### Direction
Give every line again exactly as it appears, please, but not the pictures.

### Information supplied
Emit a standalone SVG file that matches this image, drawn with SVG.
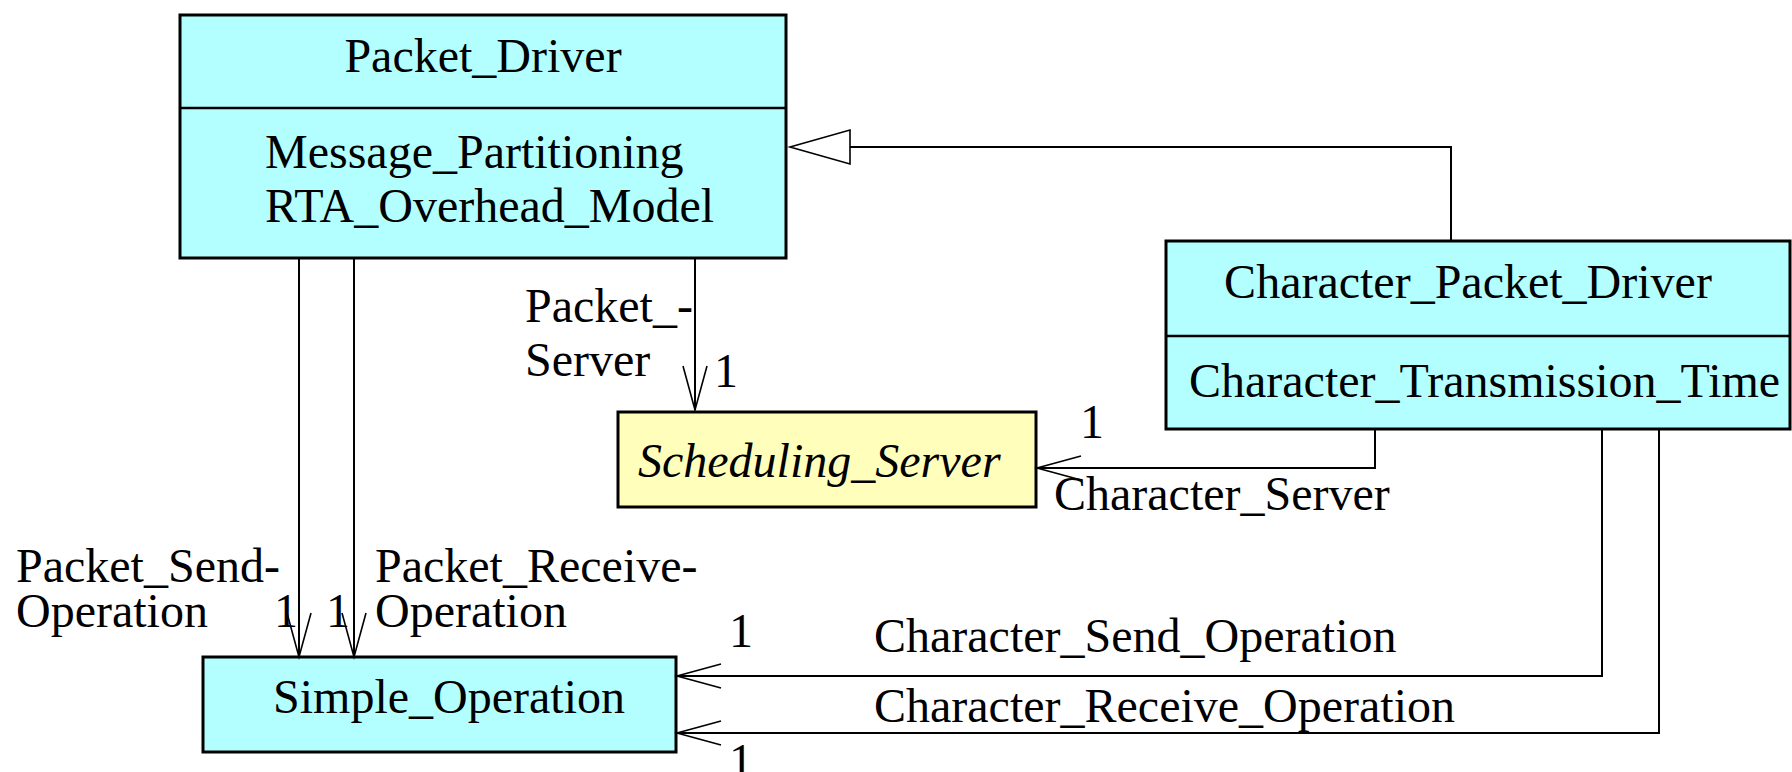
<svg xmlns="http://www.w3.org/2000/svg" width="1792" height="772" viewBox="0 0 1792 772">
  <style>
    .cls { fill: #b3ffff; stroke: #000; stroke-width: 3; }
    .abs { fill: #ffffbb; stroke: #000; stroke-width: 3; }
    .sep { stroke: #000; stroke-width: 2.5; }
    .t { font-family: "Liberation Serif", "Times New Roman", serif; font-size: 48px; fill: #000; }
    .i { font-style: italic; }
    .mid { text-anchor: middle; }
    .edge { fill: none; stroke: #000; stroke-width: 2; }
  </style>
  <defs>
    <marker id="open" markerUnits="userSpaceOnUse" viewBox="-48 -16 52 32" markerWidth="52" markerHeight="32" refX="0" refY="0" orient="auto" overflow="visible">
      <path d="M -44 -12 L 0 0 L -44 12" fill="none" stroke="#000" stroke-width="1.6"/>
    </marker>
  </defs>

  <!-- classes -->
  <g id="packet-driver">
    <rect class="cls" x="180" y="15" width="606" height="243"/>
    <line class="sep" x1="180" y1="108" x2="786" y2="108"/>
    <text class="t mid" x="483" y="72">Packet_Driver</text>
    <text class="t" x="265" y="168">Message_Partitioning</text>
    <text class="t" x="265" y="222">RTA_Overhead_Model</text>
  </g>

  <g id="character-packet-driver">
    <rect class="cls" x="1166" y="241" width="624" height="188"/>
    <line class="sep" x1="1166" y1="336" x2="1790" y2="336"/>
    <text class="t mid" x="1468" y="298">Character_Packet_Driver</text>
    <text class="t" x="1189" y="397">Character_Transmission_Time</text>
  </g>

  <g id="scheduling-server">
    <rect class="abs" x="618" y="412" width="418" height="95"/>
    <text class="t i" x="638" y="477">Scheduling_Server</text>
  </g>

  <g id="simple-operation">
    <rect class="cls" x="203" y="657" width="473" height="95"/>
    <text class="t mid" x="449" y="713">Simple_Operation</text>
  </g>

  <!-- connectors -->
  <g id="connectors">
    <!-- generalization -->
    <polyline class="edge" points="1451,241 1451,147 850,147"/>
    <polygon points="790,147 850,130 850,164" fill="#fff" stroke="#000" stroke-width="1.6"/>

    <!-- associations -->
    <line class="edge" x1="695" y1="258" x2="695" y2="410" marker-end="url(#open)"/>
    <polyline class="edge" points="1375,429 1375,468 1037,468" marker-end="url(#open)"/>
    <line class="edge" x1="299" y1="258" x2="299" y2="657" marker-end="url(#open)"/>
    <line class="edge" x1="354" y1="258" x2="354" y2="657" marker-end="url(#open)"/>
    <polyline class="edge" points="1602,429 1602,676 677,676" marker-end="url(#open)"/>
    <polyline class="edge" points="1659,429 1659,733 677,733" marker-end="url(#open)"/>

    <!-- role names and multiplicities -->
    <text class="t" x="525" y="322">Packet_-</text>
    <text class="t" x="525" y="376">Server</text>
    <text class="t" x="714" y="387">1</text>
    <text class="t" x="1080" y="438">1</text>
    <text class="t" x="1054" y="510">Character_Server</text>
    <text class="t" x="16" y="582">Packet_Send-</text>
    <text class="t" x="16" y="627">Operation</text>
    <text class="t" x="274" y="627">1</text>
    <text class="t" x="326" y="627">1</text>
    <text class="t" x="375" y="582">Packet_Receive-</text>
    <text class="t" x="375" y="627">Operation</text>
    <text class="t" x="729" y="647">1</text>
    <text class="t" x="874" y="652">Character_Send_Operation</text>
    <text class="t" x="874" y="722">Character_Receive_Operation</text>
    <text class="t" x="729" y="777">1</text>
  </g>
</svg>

### Answer to the task
Emit a standalone SVG file that matches this image, drawn with SVG.
<svg xmlns="http://www.w3.org/2000/svg" width="1792" height="772" viewBox="0 0 1792 772">
  <style>
    .cls { fill: #b3ffff; stroke: #000; stroke-width: 3; }
    .abs { fill: #ffffbb; stroke: #000; stroke-width: 3; }
    .sep { stroke: #000; stroke-width: 2.5; }
    .t { font-family: "Liberation Serif", "Times New Roman", serif; font-size: 48px; fill: #000; }
    .i { font-style: italic; }
    .mid { text-anchor: middle; }
    .edge { fill: none; stroke: #000; stroke-width: 2; }
  </style>
  <defs>
    <marker id="open" markerUnits="userSpaceOnUse" viewBox="-48 -16 52 32" markerWidth="52" markerHeight="32" refX="0" refY="0" orient="auto" overflow="visible">
      <path d="M -44 -12 L 0 0 L -44 12" fill="none" stroke="#000" stroke-width="1.6"/>
    </marker>
  </defs>

  <!-- classes -->
  <g id="packet-driver">
    <rect class="cls" x="180" y="15" width="606" height="243"/>
    <line class="sep" x1="180" y1="108" x2="786" y2="108"/>
    <text class="t mid" x="483" y="72">Packet_Driver</text>
    <text class="t" x="265" y="168">Message_Partitioning</text>
    <text class="t" x="265" y="222">RTA_Overhead_Model</text>
  </g>

  <g id="character-packet-driver">
    <rect class="cls" x="1166" y="241" width="624" height="188"/>
    <line class="sep" x1="1166" y1="336" x2="1790" y2="336"/>
    <text class="t mid" x="1468" y="298">Character_Packet_Driver</text>
    <text class="t" x="1189" y="397">Character_Transmission_Time</text>
  </g>

  <g id="scheduling-server">
    <rect class="abs" x="618" y="412" width="418" height="95"/>
    <text class="t i" x="638" y="477">Scheduling_Server</text>
  </g>

  <g id="simple-operation">
    <rect class="cls" x="203" y="657" width="473" height="95"/>
    <text class="t mid" x="449" y="713">Simple_Operation</text>
  </g>

  <!-- connectors -->
  <g id="connectors">
    <!-- generalization -->
    <polyline class="edge" points="1451,241 1451,147 850,147"/>
    <polygon points="790,147 850,130 850,164" fill="#fff" stroke="#000" stroke-width="1.6"/>

    <!-- associations -->
    <line class="edge" x1="695" y1="258" x2="695" y2="410" marker-end="url(#open)"/>
    <polyline class="edge" points="1375,429 1375,468 1037,468" marker-end="url(#open)"/>
    <line class="edge" x1="299" y1="258" x2="299" y2="657" marker-end="url(#open)"/>
    <line class="edge" x1="354" y1="258" x2="354" y2="657" marker-end="url(#open)"/>
    <polyline class="edge" points="1602,429 1602,676 677,676" marker-end="url(#open)"/>
    <polyline class="edge" points="1659,429 1659,733 677,733" marker-end="url(#open)"/>

    <!-- role names and multiplicities -->
    <text class="t" x="525" y="322">Packet_-</text>
    <text class="t" x="525" y="376">Server</text>
    <text class="t" x="714" y="387">1</text>
    <text class="t" x="1080" y="438">1</text>
    <text class="t" x="1054" y="510">Character_Server</text>
    <text class="t" x="16" y="582">Packet_Send-</text>
    <text class="t" x="16" y="627">Operation</text>
    <text class="t" x="274" y="627">1</text>
    <text class="t" x="326" y="627">1</text>
    <text class="t" x="375" y="582">Packet_Receive-</text>
    <text class="t" x="375" y="627">Operation</text>
    <text class="t" x="729" y="647">1</text>
    <text class="t" x="874" y="652">Character_Send_Operation</text>
    <text class="t" x="874" y="722">Character_Receive_Operation</text>
    <text class="t" x="729" y="777">1</text>
  </g>
</svg>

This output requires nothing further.